Directions: Collect each line containing "this".

Material for the task:
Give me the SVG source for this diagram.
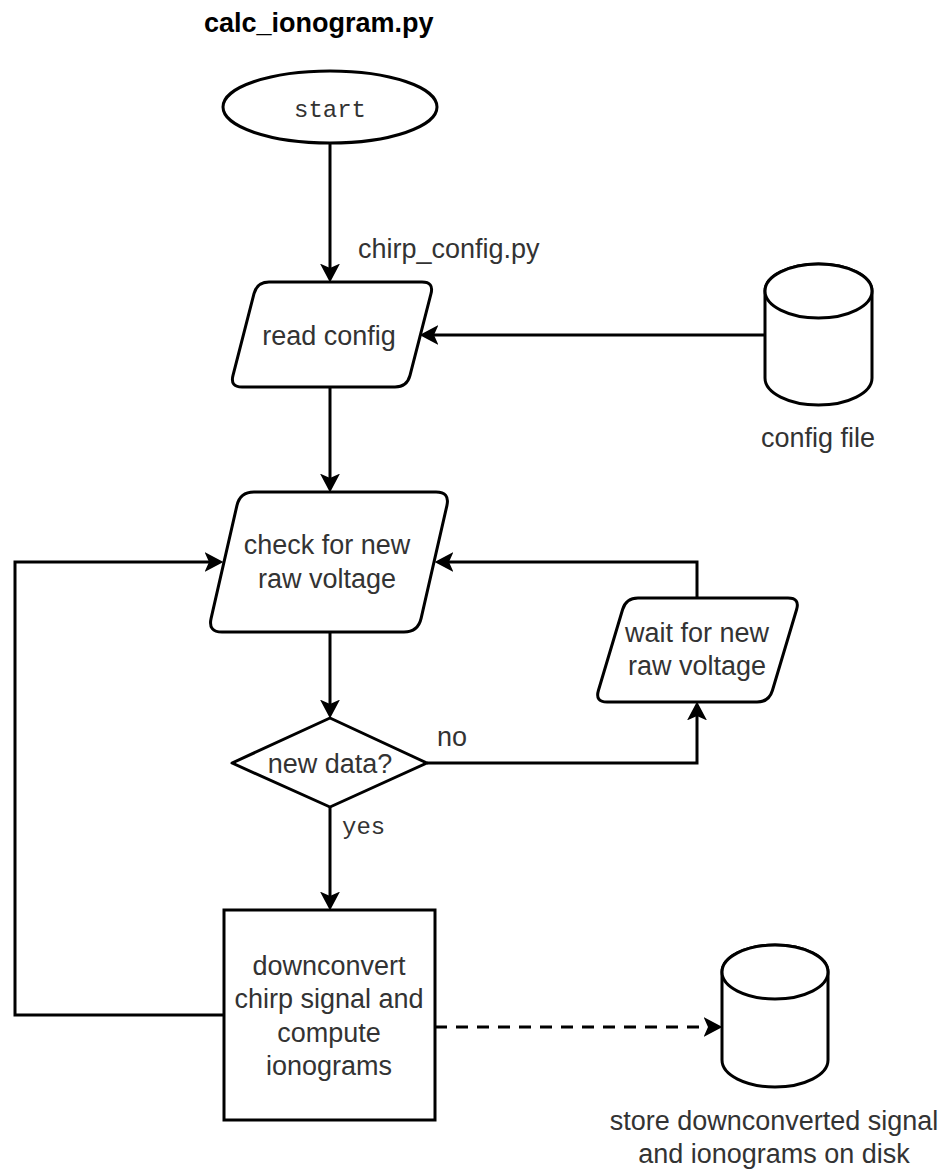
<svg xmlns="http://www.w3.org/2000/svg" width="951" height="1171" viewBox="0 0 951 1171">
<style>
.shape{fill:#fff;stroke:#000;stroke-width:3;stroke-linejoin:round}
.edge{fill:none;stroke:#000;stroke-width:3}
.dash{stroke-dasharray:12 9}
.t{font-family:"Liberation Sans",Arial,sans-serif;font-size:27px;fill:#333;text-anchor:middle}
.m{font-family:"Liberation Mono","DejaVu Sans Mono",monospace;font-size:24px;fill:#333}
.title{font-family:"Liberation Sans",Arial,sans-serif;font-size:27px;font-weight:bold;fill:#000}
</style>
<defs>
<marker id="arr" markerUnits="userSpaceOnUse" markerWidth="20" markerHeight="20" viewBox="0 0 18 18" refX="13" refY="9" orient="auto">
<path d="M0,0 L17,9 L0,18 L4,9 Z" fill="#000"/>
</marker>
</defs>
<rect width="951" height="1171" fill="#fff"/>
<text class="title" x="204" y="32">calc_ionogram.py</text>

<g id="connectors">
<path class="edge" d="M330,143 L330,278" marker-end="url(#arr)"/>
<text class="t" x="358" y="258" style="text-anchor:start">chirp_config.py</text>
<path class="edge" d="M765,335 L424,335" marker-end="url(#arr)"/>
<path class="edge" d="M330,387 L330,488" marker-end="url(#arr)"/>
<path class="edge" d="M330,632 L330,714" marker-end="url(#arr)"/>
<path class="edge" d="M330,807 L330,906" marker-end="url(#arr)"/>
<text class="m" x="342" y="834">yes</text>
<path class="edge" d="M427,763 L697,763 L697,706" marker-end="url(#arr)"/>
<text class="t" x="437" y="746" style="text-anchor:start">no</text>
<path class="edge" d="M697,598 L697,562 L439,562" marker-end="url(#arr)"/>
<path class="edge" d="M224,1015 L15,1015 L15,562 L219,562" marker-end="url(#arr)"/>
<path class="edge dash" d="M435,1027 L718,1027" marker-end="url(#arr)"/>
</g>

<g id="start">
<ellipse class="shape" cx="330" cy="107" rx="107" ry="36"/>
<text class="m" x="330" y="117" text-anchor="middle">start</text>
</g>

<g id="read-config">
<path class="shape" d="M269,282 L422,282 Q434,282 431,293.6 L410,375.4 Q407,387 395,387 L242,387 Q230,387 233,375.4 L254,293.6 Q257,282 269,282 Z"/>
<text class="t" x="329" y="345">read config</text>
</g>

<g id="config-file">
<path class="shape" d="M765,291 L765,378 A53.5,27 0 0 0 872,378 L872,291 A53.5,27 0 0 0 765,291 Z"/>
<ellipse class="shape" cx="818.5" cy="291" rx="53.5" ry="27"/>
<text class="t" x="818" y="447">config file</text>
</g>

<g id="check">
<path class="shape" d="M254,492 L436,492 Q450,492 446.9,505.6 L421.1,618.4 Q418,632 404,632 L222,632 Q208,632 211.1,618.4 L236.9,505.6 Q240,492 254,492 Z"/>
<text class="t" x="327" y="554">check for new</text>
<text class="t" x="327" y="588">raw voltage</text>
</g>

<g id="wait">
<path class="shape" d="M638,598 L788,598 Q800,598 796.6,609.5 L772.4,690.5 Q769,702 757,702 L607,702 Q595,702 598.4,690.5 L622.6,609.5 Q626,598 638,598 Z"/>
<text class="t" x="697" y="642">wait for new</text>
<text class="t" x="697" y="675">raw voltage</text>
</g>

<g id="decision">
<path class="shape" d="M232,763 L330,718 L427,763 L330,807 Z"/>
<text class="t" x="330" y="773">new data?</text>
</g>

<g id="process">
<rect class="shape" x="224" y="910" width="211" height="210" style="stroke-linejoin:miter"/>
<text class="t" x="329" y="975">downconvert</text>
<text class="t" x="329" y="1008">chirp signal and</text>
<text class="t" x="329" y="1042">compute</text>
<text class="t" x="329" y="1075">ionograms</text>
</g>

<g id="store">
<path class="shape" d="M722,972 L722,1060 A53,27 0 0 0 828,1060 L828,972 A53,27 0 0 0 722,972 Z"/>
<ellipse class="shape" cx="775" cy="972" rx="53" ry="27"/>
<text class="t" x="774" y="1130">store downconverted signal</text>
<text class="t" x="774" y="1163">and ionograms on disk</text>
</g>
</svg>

--

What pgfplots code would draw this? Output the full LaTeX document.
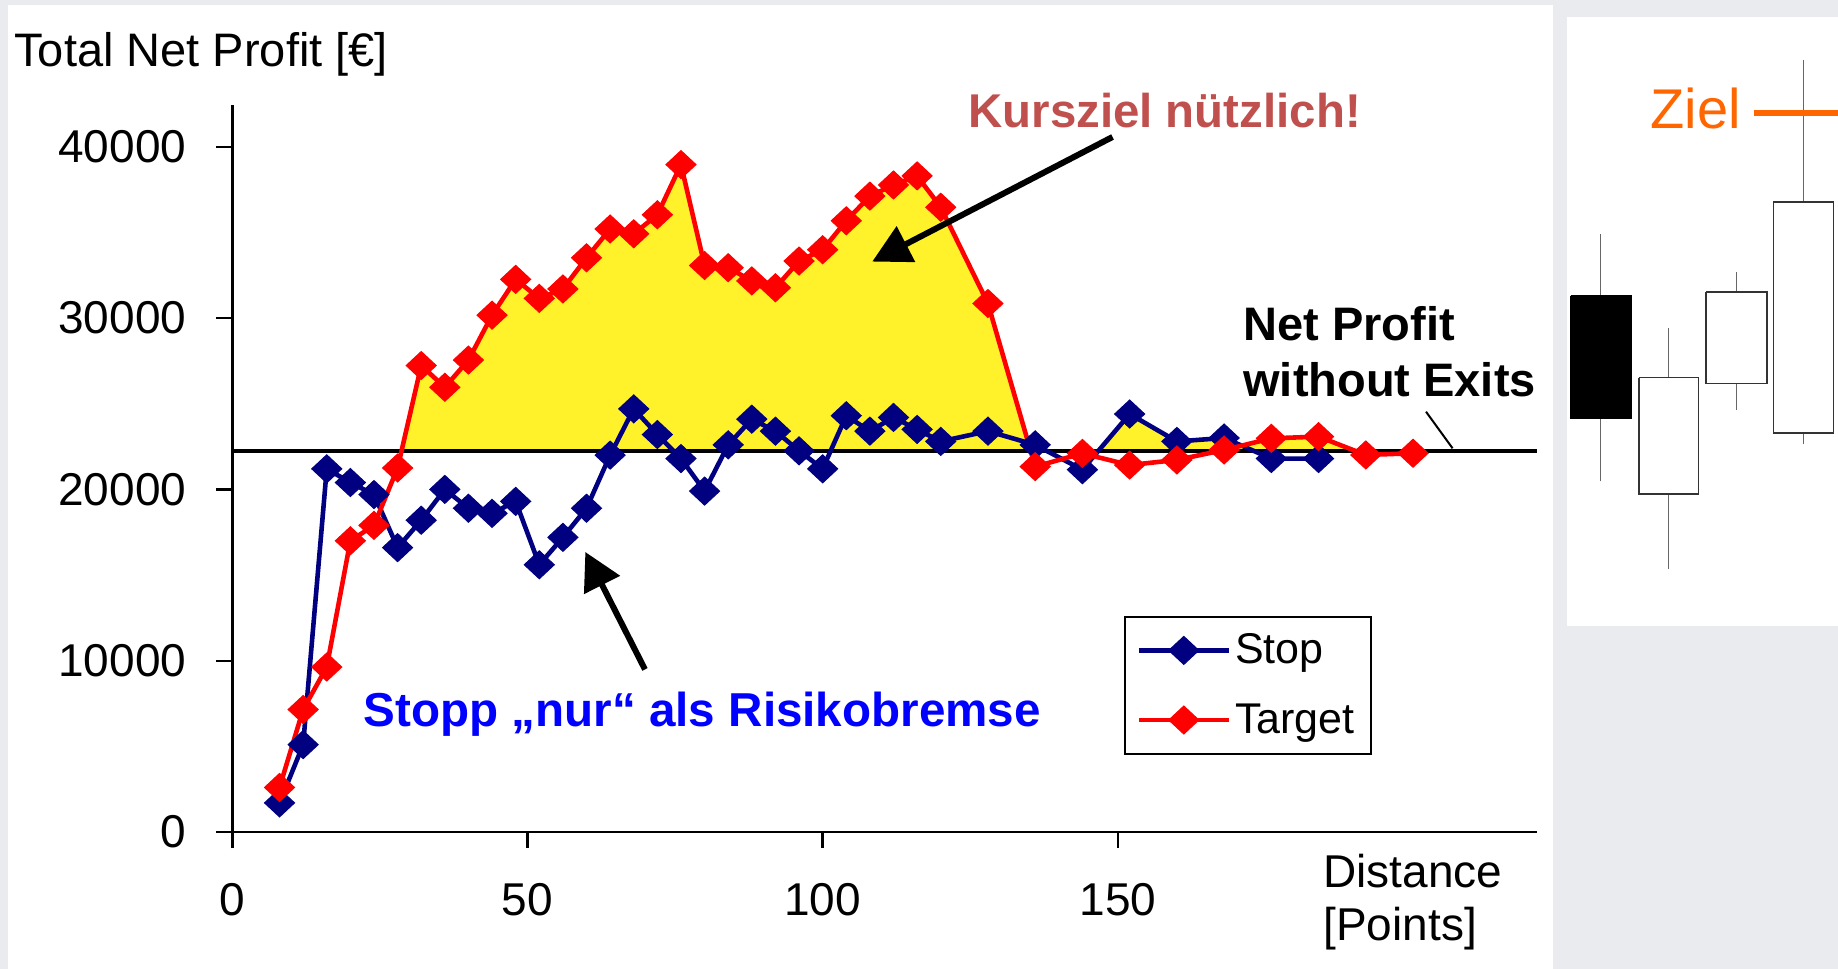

==

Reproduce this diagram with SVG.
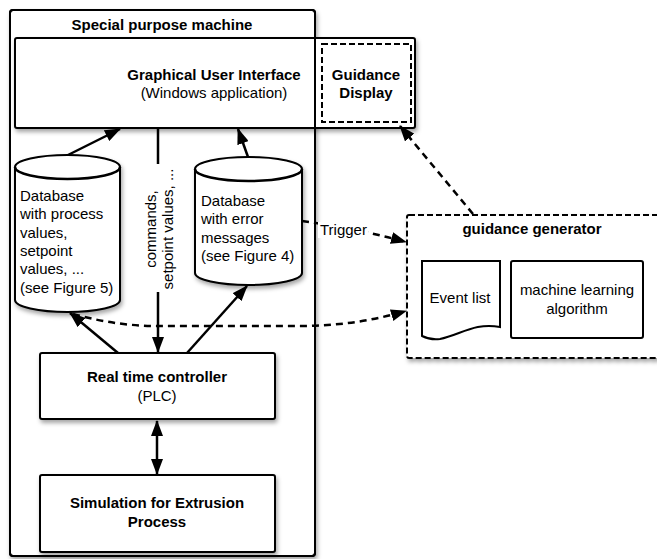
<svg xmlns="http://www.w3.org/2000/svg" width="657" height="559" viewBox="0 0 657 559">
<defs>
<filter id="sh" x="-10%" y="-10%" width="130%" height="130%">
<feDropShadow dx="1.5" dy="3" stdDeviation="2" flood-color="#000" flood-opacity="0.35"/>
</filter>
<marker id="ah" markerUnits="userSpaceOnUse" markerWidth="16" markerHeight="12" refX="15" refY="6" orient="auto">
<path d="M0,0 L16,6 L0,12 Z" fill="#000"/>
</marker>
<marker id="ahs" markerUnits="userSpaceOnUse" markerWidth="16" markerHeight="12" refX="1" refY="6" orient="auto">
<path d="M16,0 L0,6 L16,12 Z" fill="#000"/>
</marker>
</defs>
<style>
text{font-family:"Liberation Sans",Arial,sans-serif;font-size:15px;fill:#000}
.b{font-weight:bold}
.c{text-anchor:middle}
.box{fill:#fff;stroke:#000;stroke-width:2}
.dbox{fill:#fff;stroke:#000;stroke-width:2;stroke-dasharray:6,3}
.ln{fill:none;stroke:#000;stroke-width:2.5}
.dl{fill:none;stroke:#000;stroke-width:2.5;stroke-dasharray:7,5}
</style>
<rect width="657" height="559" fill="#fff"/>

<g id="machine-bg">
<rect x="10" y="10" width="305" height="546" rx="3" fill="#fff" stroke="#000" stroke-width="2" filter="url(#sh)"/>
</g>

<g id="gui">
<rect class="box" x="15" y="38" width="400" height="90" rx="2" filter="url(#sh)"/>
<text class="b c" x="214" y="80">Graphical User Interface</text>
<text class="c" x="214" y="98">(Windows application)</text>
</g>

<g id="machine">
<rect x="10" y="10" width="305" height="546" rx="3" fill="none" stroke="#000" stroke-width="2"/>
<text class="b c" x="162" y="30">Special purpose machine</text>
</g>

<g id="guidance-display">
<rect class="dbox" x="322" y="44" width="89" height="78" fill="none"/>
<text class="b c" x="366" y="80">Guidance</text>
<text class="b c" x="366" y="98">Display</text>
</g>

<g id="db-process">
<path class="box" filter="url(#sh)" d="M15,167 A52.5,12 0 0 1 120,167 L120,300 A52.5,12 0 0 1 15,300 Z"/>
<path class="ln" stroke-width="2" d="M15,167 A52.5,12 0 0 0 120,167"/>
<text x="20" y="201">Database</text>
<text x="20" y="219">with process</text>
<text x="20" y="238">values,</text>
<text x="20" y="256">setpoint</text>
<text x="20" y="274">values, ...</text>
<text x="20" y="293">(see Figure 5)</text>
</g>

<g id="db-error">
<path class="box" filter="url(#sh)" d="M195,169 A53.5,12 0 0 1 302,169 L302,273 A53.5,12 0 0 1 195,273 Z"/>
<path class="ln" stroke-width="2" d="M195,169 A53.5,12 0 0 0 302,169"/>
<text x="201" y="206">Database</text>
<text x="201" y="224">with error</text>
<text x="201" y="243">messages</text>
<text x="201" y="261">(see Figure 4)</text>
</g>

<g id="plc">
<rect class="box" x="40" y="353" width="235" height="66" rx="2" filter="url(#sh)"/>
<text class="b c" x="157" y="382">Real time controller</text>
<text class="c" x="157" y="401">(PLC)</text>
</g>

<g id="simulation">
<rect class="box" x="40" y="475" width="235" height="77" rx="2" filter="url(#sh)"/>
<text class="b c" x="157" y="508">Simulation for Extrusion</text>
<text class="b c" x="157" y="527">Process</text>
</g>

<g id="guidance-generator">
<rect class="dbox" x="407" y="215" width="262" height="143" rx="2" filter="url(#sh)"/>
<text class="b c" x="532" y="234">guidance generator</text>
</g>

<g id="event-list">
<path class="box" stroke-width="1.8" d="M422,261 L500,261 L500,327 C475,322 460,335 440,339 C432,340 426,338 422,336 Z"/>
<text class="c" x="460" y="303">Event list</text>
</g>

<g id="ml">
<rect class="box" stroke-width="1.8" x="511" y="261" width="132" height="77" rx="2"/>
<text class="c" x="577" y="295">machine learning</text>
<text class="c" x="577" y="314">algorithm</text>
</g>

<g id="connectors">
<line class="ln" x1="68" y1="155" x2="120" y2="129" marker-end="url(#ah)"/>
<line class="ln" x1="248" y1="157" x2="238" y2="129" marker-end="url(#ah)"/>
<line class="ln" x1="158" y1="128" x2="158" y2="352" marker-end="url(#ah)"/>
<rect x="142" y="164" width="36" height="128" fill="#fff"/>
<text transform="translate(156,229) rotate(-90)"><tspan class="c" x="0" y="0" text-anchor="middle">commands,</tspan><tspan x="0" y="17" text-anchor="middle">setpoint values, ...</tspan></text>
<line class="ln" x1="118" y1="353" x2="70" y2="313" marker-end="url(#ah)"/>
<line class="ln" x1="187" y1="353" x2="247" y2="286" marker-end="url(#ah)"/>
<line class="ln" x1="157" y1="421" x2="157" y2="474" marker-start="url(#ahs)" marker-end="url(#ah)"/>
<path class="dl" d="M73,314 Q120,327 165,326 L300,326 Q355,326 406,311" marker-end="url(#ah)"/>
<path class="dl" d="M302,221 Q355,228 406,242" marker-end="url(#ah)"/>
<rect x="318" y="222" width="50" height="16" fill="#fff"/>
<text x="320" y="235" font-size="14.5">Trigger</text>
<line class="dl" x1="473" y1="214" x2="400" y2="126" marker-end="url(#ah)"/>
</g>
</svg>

Final answer:
Give me the SVG source for this diagram.
What pgfplots code would draw this? Output the full LaTeX document.
Reproduce this diagram with SVG.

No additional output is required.